--- START OF Data shown ---

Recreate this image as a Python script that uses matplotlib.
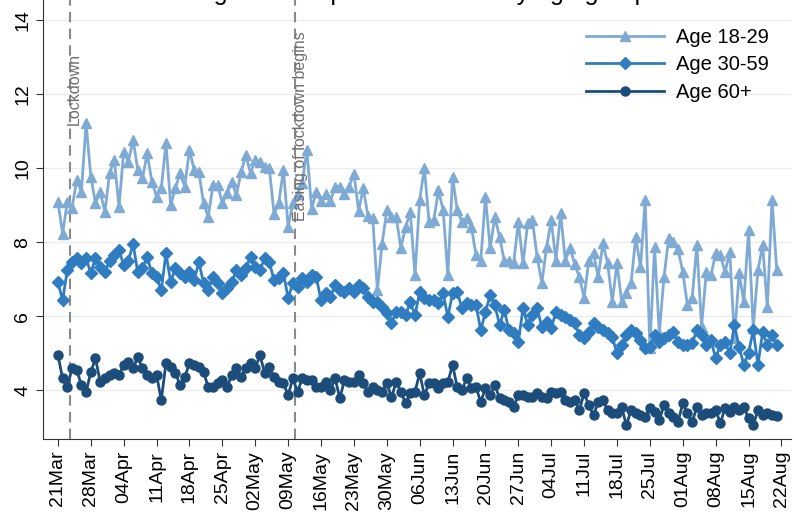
import pandas as pd
import matplotlib
matplotlib.use("Agg")
import matplotlib.pyplot as plt
import matplotlib.dates as mdates

plt.rcParams['font.family'] = ['Liberation Sans', 'DejaVu Sans']

# daily values, 21 Mar - 21 Aug
start_date = "2020-03-21"
n_days = 154

age_18_29 = [9.09, 8.23, 9.09, 8.91, 9.68, 9.36, 11.21, 9.77, 9.05, 9.36, 8.82, 9.86, 10.22, 8.95,
             10.44, 10.17, 10.76, 9.95, 9.72, 10.40, 9.63, 9.23, 9.45, 10.67, 9.0, 9.45, 9.86, 9.5,
             10.49, 9.95, 9.9, 9.05, 8.68, 9.54, 9.54, 9.05, 9.32, 9.63, 9.27, 9.9, 10.35, 9.86,
             10.22, 10.17, 10.04, 9.99, 8.77, 9.05, 9.95, 8.41, 9.05,
             9.3, 9.6, 10.5, 8.9, 9.35, 9.1, 9.3, 9.1, 9.5, 9.5,
             9.3, 9.5, 9.85, 8.85, 9.45, 8.7, 8.65, 6.7, 7.95, 8.86,
             8.68, 8.68, 7.84, 8.41, 8.81, 7.1, 9.14, 10.0, 8.54, 8.59,
             9.4, 8.86, 7.1, 9.76, 8.86, 8.54, 8.65, 8.41, 7.65, 7.5,
             9.22, 7.84, 8.68, 8.14, 7.5, 7.5, 7.43, 8.54, 7.43, 8.51,
             8.59, 7.6, 6.9, 7.86, 8.59, 7.5, 8.78, 7.5, 7.84, 7.4,
             7.05, 6.5, 7.5, 7.7, 7.05, 7.97, 7.43, 6.38, 7.43, 6.38,
             6.62, 6.9, 8.14, 7.32, 9.14, 5.14, 7.86, 5.54, 7.05, 8.1,
             8.0, 7.8, 7.19, 6.3, 6.49, 7.92, 5.7, 7.19, 7.1, 7.7,
             7.65, 7.19, 7.73, 5.4, 7.16, 6.38, 8.32, 5.68, 7.24, 7.92,
             6.24, 9.14, 7.24]

age_30_59 = [6.92, 6.43, 7.24, 7.46, 7.57, 7.43, 7.57, 7.16, 7.57, 7.32, 7.19, 7.5, 7.65, 7.78,
             7.38, 7.5, 7.95, 7.19, 7.3, 7.6, 7.16, 7.05, 6.7, 7.7, 6.92, 7.3, 7.16, 7.05,
             7.19, 6.97, 7.46, 6.89, 6.7, 7.05, 6.89, 6.62, 6.76, 6.92, 7.24, 7.1, 7.3, 7.6,
             7.32, 7.24, 7.57, 7.46, 6.97, 7.03, 7.16, 6.49, 6.89, 6.78, 7.03, 6.92, 7.1, 7.05,
             6.43, 6.62, 6.51, 6.84, 6.7, 6.65, 6.76, 6.65, 6.84, 6.76, 6.51, 6.38, 6.38, 6.24,
             6.08, 5.81, 6.11,
             6.11, 6.03, 6.38, 6.03, 6.65, 6.49, 6.43, 6.43, 6.35, 6.62,
             5.97, 6.62, 6.65, 6.22, 6.35, 6.3, 6.3, 5.62, 6.11, 6.57,
             6.3, 5.76, 6.16, 5.62, 5.54, 5.3, 6.22, 5.76, 6.03, 6.22,
             5.7, 5.84, 5.68, 6.11, 6.03, 5.97, 5.89, 5.81, 5.49, 5.41,
             5.57, 5.81, 5.7, 5.62, 5.54, 5.43, 5.0, 5.22, 5.49, 5.62,
             5.55, 5.35, 5.14, 5.16, 5.49, 5.3, 5.41, 5.49, 5.57, 5.3,
             5.22, 5.22, 5.27, 5.62, 5.49, 5.22, 5.35, 4.86, 5.22, 5.3,
             5.0, 5.76, 5.16, 4.68, 5.0, 5.62, 4.68, 5.57, 5.22, 5.5,
             5.22]

age_60_plus = [4.95, 4.32, 4.08, 4.59, 4.54, 4.14, 3.95, 4.49, 4.86, 4.22, 4.32, 4.41, 4.46, 4.41,
               4.68, 4.76, 4.59, 4.89, 4.59, 4.41, 4.32, 4.41, 3.73, 4.73, 4.62, 4.46, 4.14, 4.35,
               4.73, 4.68, 4.62, 4.49, 4.08, 4.08, 4.19, 4.27, 4.08, 4.41, 4.59, 4.35, 4.59, 4.73,
               4.59, 4.95, 4.46, 4.62, 4.35, 4.22, 4.19, 3.86, 4.32, 3.95, 4.32, 4.27, 4.27, 4.08,
               4.08, 4.22, 4.0, 4.32, 3.78, 4.27, 4.22, 4.22, 4.41, 4.19, 3.95, 4.08, 4.0, 3.95,
               4.19, 3.81, 4.22,
               3.95, 3.65, 3.92, 3.95, 4.46, 3.86, 4.19, 4.19, 4.05, 4.19,
               4.22, 4.68, 4.08, 4.0, 4.32, 4.05, 4.08, 3.68, 4.05, 3.86,
               4.14, 3.78, 3.73, 3.68, 3.54, 3.86, 3.86, 3.81, 3.81, 3.92,
               3.81, 3.78, 3.95, 3.92, 3.95, 3.73, 3.68, 3.73, 3.46, 3.92,
               3.59, 3.32, 3.68, 3.73, 3.46, 3.38, 3.38, 3.54, 3.05, 3.46,
               3.38, 3.32, 3.27, 3.51, 3.41, 3.19, 3.59, 3.38, 3.27, 3.14,
               3.65, 3.38, 3.14, 3.54, 3.32, 3.38, 3.38, 3.46, 3.11, 3.51,
               3.41, 3.54, 3.46, 3.54, 3.24, 3.05, 3.46, 3.32, 3.38, 3.32,
               3.3]

series_labels = ["Age 18-29", "Age 30-59", "Age 60+"]
event_dates = ["2020-03-23 12:00", "2020-05-10 12:00"]
event_labels = ["Lockdown", "Easing of lockdown begins"]
event_label_tops = [13.1, 13.7]

dates = pd.date_range(start_date, periods=n_days, freq="D")
tick_dates = pd.date_range("2020-03-21", "2020-08-22", freq="7D")

colors = ["#7eaad4", "#2f7dc0", "#1c4c7a"]
markers = ["^", "D", "o"]
msizes = [7, 6, 6.5]

fig = plt.figure(figsize=(7.94, 5.18), dpi=100)
ax = fig.add_axes([0.054, 0.1525, 0.942, 0.8475])

for vals, lab, c, m, ms in zip([age_18_29, age_30_59, age_60_plus], series_labels, colors, markers, msizes):
    ax.plot(dates, vals, color=c, lw=2, marker=m, markersize=ms, label=lab)

for d, lab, top in zip(event_dates, event_labels, event_label_tops):
    ax.axvline(pd.Timestamp(d), color="#8a8a8a", lw=1.5, ls=(0, (5, 3)), zorder=1)
    ax.text(pd.Timestamp(d) + pd.Timedelta(hours=26), top, lab, rotation=90, va="top", ha="center",
            fontsize=11.5, color="#6e6e6e")

ax.set_ylim(2.68, 14.54)
ax.set_xlim(pd.Timestamp(start_date) - pd.Timedelta(days=3.2), pd.Timestamp(start_date) + pd.Timedelta(days=156))
ax.set_yticks([4, 6, 8, 10, 12, 14])
ax.set_xticks(tick_dates)
ax.xaxis.set_major_formatter(mdates.DateFormatter("%d%b"))
ax.tick_params(axis="x", rotation=90, labelsize=14, length=5, color="#333333")
ax.tick_params(axis="y", labelsize=14, length=5, color="#333333")
for t in ax.get_yticklabels():
    t.set_rotation(90)
    t.set_va("center")
ax.grid(axis="y", color="#ececec", lw=1)
ax.set_axisbelow(True)
ax.spines["top"].set_visible(False)
ax.spines["right"].set_visible(False)
ax.spines["left"].set_color("#333333")
ax.spines["bottom"].set_color("#333333")

ax.legend(loc="upper right", bbox_to_anchor=(0.995, 0.978), frameon=False, fontsize=14.5,
          numpoints=1, handlelength=3.85, handletextpad=0.6, labelspacing=0.42)

# title sits above the crop, only descenders show
fig.text(0.53, 1.0, "Figure 3. Depression levels by age group", ha="center", va="baseline", fontsize=18)

fig.savefig("out.png", dpi=100)
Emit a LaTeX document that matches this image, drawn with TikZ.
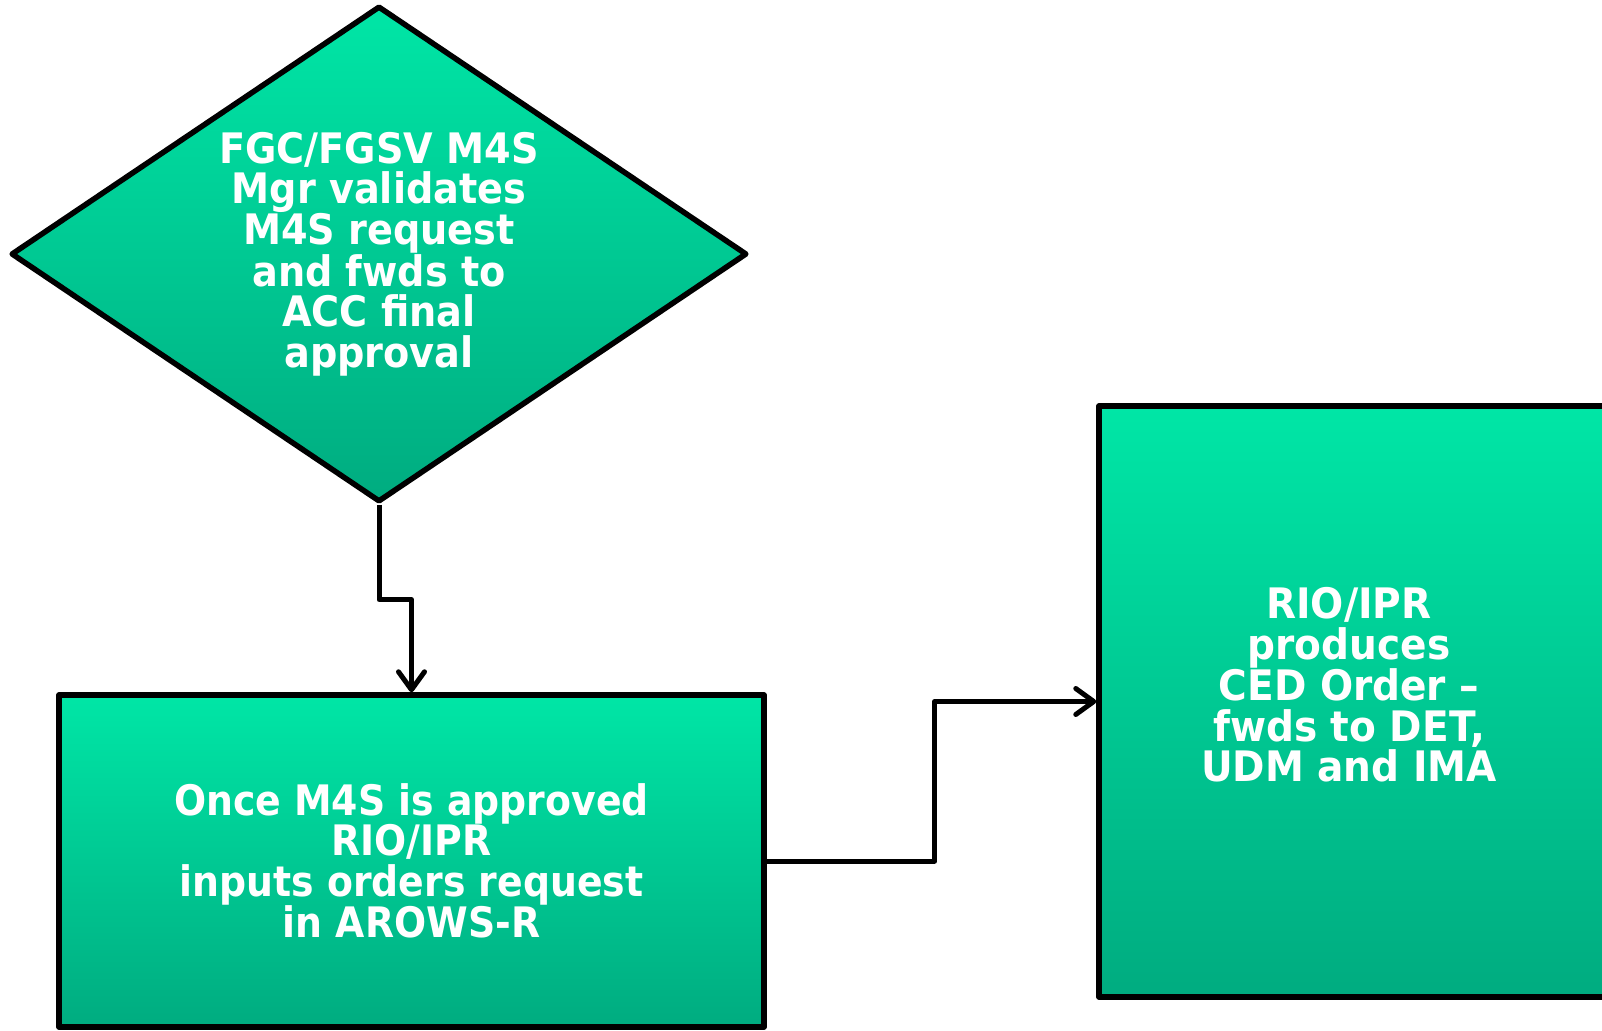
\documentclass[tikz,border=0pt]{standalone}
\usepackage{fontspec}
\setmainfont{DejaVu Sans}
\newfontfamily\diafont[FakeStretch=0.91,Ligatures=TeX]{DejaVu Sans}
\newfontfamily\boxafont[FakeStretch=0.90,Ligatures=TeX]{DejaVu Sans}
\newfontfamily\boxbfont[FakeStretch=0.93,Ligatures=TeX]{DejaVu Sans}
\usetikzlibrary{shapes.geometric,arrows.meta,shadows}
\definecolor{gtop}{RGB}{0,230,166}
\definecolor{gbot}{RGB}{0,172,128}
\begin{document}
\begin{tikzpicture}[x=1pt,y=-1pt,
  flow/.style={draw=black, line width=5.5pt, line join=round, top color=gtop, bottom color=gbot,
    inner sep=0pt, drop shadow={opacity=0.25, shadow xshift=2pt, shadow yshift=-2pt}},
  lbl/.style={text=white, align=center, inner sep=0pt},
  conn/.style={draw=black, line width=5pt, line join=round,
    -{Straight Barb[length=18pt,width=26pt,round]}}
]
\useasboundingbox (0,0) rectangle (1602,1030);
\clip (0,0) rectangle (1602,1030);

\node[flow, lbl, diamond, aspect=1.484, minimum width=736pt, minimum height=496pt,
  font=\diafont\bfseries\fontsize{42}{40.5}\selectfont] (dia) at (379,254)
  {FGC/FGSV M4S\\Mgr validates\\M4S request\\and fwds to\\ACC final\\approval};

\node[flow, lbl, rectangle, minimum width=705pt, minimum height=332pt,
  font=\boxafont\bfseries\fontsize{42}{40.5}\selectfont] (box1) at (411.5,861)
  {Once M4S is approved\\RIO/IPR\\inputs orders request\\in AROWS-R};

\node[flow, rectangle, minimum width=507pt, minimum height=591pt] (box2) at (1352.5,701.5) {};
\node[lbl, font=\boxbfont\bfseries\fontsize{42}{40.5}\selectfont] (box2text) at (1349,685)
  {RIO/IPR\\produces\\CED Order –\\fwds to DET,\\UDM and IMA};

\draw[conn] (dia.south) -- ++(0,95) -| (box1.north);
\draw[conn] (box1.east) -- ++(168,0) |- (box2.west);
\end{tikzpicture}
\end{document}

--- END OF Data shown ---

*Task to carry out:* Write out again, exactly, the lines from the start of the listing up to the line containing "n_days = 154", with both ends and without pictures.

*Problem solution:*
Recreate this image as a Python script that uses matplotlib.
import pandas as pd
import matplotlib
matplotlib.use("Agg")
import matplotlib.pyplot as plt
import matplotlib.dates as mdates

plt.rcParams['font.family'] = ['Liberation Sans', 'DejaVu Sans']

# daily values, 21 Mar - 21 Aug
start_date = "2020-03-21"
n_days = 154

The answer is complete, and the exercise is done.